# Trace, Transpose of a Matrix – Problems

## Trace, Transpose of a Matrix – Problems

1. If the trace of the Matrix $$A=\left[ \begin{matrix} x-1 & 0 & 2 & 5 \\ 3 & {{x}^{2}}-2 & 4 & 1 \\ -1 & -2 & x-3 & 1 \\ 2 & 0 & 4 & {{x}^{2}}-6 \\\end{matrix} \right]$$.

Solution: Given $$A=\left[ \begin{matrix} x-1 & 0 & 2 & 5 \\ 3 & {{x}^{2}}-2 & 4 & 1 \\ -1 & -2 & x-3 & 1 \\ 2 & 0 & 4 & {{x}^{2}}-6 \\\end{matrix} \right]$$.

Trace of matrices is defined as Tr(D) = $$\sum\limits_{i=1}^{n}{{{a}_{ij}}}$$ = (x – 1) + (x² – 2) + (x – 3) + (x² – 6) = 0

x – 1 + x² – 2 + x- 3 + x² – 6 = 0

2x² + 2x   – 12 = 0

x² + x – 6 = 0

x² + 3x – 2x – 6 = 0

x (x + 3) – 2(x + 3) = 0

(x + 3) (x – 2) = 0

x + 3 = 0

x = – 3

x -2 = 0

x = 2

x = – 3, 2

2. If $$A+2B=\left[ \begin{matrix} 2 & -4 \\ 1 & 6 \\\end{matrix} \right]$$, $$A’+B’=\left[ \begin{matrix} 1 & 2 \\ 0 & -1 \\\end{matrix} \right]$$, then A is equal to

Solution: Given

$$A+2B=\left[ \begin{matrix} 2 & -4 \\ 1 & 6 \\\end{matrix} \right]$$ and  $$A’+B’=\left[ \begin{matrix} 1 & 2 \\ 0 & -1 \\\end{matrix} \right]$$.

(A’ + B’)T = (A + B)

$${{({{A}^{‘}}+{{B}^{‘}})}^{T}}={{\left[ \begin{matrix} 1 & 2 \\ 0 & -1 \\\end{matrix} \right]}^{T}}$$ .

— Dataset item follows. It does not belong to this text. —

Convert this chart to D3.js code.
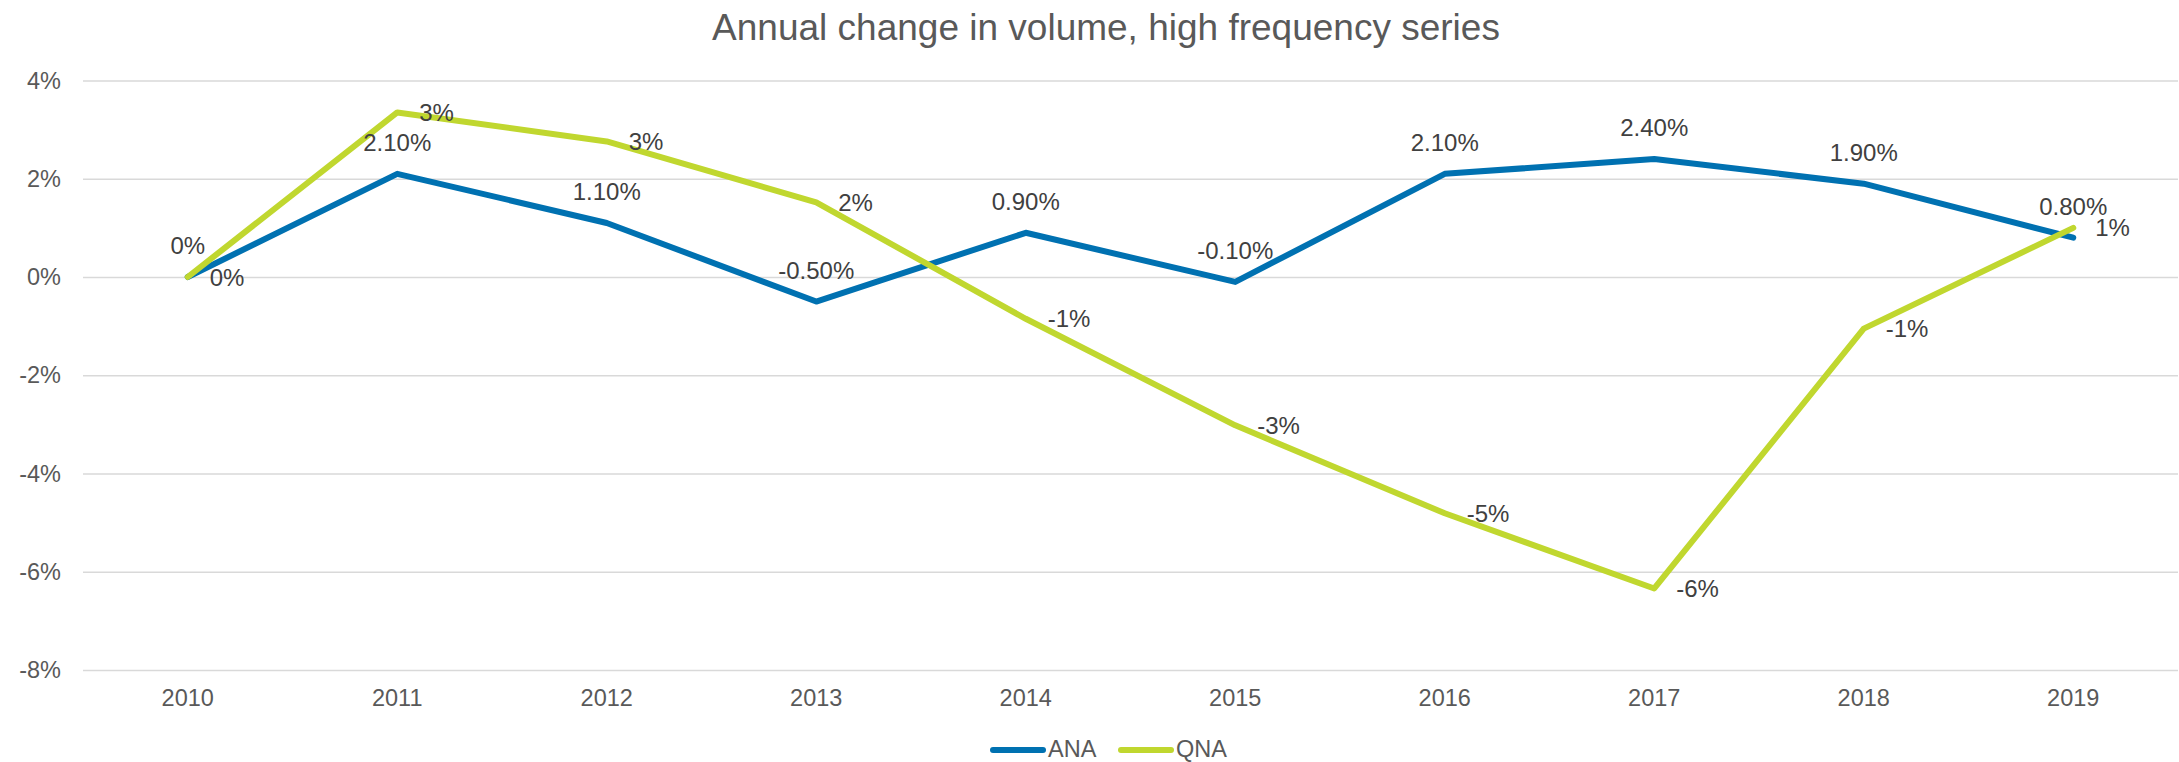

$${{({{A}^{‘}}+{{B}^{‘}})}^{T}}=\left[ \begin{matrix} 1 & 0 \\ 2 & -1 \\\end{matrix} \right]$$ .

A = 2 (A + B) – (A + 2B)

$$=2\left[ \begin{matrix} 1 & 0 \\ 2 & -1 \\\end{matrix} \right]-\left[ \begin{matrix} 2 & -4 \\ 1 & 6 \\\end{matrix} \right]$$ .

$$=\left[ \begin{matrix} 0 & 4 \\ 3 & -8 \\\end{matrix} \right]$$.

3. If a square matrix A is such that AAT = I = ATA, then |A| is equal to

Solution: Given matrix A is a square matrix

AAT = I = ATA

|AA’| = I = |A’A|

|A| |A’| = I = |A’| |A|

(Since |A| |A’| =| A|²)

|A| = ± 1.